▶ GIVEN TASK
Can you quote, word for word, every line from the first line of the records below through the line containing "-- ([yshift=-16bp]axis cs:1.5,-1.3);", and nothing else?

▶ RECORDS
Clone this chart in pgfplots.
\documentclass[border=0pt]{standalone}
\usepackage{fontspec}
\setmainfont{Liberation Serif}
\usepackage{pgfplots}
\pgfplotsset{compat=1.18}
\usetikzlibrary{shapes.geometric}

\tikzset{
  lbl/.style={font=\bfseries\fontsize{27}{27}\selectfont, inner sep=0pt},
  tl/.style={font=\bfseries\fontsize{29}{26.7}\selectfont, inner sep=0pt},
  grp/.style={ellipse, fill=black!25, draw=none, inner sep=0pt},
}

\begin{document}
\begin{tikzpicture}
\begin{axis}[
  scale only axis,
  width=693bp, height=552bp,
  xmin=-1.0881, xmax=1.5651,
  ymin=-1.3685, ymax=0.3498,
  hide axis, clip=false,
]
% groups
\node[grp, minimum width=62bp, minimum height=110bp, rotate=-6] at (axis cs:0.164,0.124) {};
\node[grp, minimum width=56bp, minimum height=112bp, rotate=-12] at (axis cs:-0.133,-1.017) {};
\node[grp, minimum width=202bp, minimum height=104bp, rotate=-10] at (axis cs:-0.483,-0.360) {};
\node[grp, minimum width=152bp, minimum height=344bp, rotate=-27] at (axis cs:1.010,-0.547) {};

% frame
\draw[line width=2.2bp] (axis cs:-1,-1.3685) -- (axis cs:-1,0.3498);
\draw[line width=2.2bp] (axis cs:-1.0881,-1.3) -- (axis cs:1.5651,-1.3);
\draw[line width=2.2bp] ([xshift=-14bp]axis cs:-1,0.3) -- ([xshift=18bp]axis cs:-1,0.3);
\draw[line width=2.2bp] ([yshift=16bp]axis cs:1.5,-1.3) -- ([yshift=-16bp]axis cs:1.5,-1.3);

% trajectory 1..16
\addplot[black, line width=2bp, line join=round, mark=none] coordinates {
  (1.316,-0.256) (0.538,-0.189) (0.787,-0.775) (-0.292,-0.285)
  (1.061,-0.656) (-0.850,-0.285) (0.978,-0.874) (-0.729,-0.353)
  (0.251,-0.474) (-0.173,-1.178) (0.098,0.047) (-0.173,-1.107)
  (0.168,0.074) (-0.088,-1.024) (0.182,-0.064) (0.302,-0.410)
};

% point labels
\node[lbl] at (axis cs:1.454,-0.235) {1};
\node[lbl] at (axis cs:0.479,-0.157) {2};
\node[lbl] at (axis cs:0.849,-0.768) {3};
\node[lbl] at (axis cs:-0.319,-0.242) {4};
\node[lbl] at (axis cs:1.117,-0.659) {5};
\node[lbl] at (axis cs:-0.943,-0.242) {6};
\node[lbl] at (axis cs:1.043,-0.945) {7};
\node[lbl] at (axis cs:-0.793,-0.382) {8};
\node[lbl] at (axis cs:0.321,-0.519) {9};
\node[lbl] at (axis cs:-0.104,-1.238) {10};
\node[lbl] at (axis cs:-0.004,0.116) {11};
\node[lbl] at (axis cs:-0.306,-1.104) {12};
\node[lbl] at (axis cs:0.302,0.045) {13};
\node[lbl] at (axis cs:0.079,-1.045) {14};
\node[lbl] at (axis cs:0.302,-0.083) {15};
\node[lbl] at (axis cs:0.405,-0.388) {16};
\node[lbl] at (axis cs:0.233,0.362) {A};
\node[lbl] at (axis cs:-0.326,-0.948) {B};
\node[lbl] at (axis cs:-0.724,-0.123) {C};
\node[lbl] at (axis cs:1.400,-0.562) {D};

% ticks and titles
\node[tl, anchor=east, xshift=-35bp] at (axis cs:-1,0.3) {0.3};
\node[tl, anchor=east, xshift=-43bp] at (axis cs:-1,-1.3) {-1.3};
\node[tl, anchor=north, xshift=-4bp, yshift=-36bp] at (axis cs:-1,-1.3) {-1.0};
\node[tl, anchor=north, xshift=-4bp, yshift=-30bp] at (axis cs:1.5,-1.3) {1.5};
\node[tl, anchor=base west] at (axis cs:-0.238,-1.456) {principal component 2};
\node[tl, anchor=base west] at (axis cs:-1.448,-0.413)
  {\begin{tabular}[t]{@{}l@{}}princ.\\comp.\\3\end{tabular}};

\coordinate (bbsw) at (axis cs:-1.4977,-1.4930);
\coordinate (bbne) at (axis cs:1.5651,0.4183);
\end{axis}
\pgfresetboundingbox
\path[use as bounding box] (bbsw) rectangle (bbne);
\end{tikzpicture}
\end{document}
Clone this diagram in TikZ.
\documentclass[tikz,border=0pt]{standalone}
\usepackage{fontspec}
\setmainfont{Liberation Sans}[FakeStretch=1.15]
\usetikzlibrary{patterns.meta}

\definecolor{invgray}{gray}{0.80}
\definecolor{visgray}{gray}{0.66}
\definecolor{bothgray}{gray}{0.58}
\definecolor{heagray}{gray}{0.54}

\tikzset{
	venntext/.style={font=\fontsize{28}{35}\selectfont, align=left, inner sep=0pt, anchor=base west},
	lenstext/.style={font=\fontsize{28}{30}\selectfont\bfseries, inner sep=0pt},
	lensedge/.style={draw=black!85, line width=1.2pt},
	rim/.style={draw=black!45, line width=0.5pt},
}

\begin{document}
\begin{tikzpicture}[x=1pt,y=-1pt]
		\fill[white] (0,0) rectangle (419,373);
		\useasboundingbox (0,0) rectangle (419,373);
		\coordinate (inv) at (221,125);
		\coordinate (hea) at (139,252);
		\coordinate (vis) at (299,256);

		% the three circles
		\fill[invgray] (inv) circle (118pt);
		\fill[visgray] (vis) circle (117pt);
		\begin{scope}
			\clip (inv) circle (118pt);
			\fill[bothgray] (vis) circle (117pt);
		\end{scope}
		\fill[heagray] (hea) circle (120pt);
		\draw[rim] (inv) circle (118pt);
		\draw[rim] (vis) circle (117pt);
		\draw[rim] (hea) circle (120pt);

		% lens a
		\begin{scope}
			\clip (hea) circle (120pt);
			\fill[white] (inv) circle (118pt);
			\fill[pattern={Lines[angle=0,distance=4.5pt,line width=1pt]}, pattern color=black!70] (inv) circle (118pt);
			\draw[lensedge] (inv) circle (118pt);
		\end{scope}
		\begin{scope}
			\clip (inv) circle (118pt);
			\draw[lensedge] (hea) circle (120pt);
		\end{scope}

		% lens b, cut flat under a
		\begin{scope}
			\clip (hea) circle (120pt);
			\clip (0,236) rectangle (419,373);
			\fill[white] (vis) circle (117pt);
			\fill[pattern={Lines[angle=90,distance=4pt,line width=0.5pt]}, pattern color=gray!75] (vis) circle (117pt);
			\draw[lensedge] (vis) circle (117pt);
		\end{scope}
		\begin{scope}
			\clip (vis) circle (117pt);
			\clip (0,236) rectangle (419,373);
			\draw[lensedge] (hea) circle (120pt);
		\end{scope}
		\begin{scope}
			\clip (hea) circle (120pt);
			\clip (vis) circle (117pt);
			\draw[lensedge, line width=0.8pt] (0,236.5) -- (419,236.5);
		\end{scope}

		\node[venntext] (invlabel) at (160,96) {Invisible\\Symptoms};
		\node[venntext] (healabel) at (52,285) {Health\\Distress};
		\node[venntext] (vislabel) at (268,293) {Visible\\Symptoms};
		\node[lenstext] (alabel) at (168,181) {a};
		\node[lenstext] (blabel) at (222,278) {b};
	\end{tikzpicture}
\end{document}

▶ EXPECTED OUTPUT
Clone this chart in pgfplots.
\documentclass[border=0pt]{standalone}
\usepackage{fontspec}
\setmainfont{Liberation Serif}
\usepackage{pgfplots}
\pgfplotsset{compat=1.18}
\usetikzlibrary{shapes.geometric}

\tikzset{
  lbl/.style={font=\bfseries\fontsize{27}{27}\selectfont, inner sep=0pt},
  tl/.style={font=\bfseries\fontsize{29}{26.7}\selectfont, inner sep=0pt},
  grp/.style={ellipse, fill=black!25, draw=none, inner sep=0pt},
}

\begin{document}
\begin{tikzpicture}
\begin{axis}[
  scale only axis,
  width=693bp, height=552bp,
  xmin=-1.0881, xmax=1.5651,
  ymin=-1.3685, ymax=0.3498,
  hide axis, clip=false,
]
% groups
\node[grp, minimum width=62bp, minimum height=110bp, rotate=-6] at (axis cs:0.164,0.124) {};
\node[grp, minimum width=56bp, minimum height=112bp, rotate=-12] at (axis cs:-0.133,-1.017) {};
\node[grp, minimum width=202bp, minimum height=104bp, rotate=-10] at (axis cs:-0.483,-0.360) {};
\node[grp, minimum width=152bp, minimum height=344bp, rotate=-27] at (axis cs:1.010,-0.547) {};

% frame
\draw[line width=2.2bp] (axis cs:-1,-1.3685) -- (axis cs:-1,0.3498);
\draw[line width=2.2bp] (axis cs:-1.0881,-1.3) -- (axis cs:1.5651,-1.3);
\draw[line width=2.2bp] ([xshift=-14bp]axis cs:-1,0.3) -- ([xshift=18bp]axis cs:-1,0.3);
\draw[line width=2.2bp] ([yshift=16bp]axis cs:1.5,-1.3) -- ([yshift=-16bp]axis cs:1.5,-1.3);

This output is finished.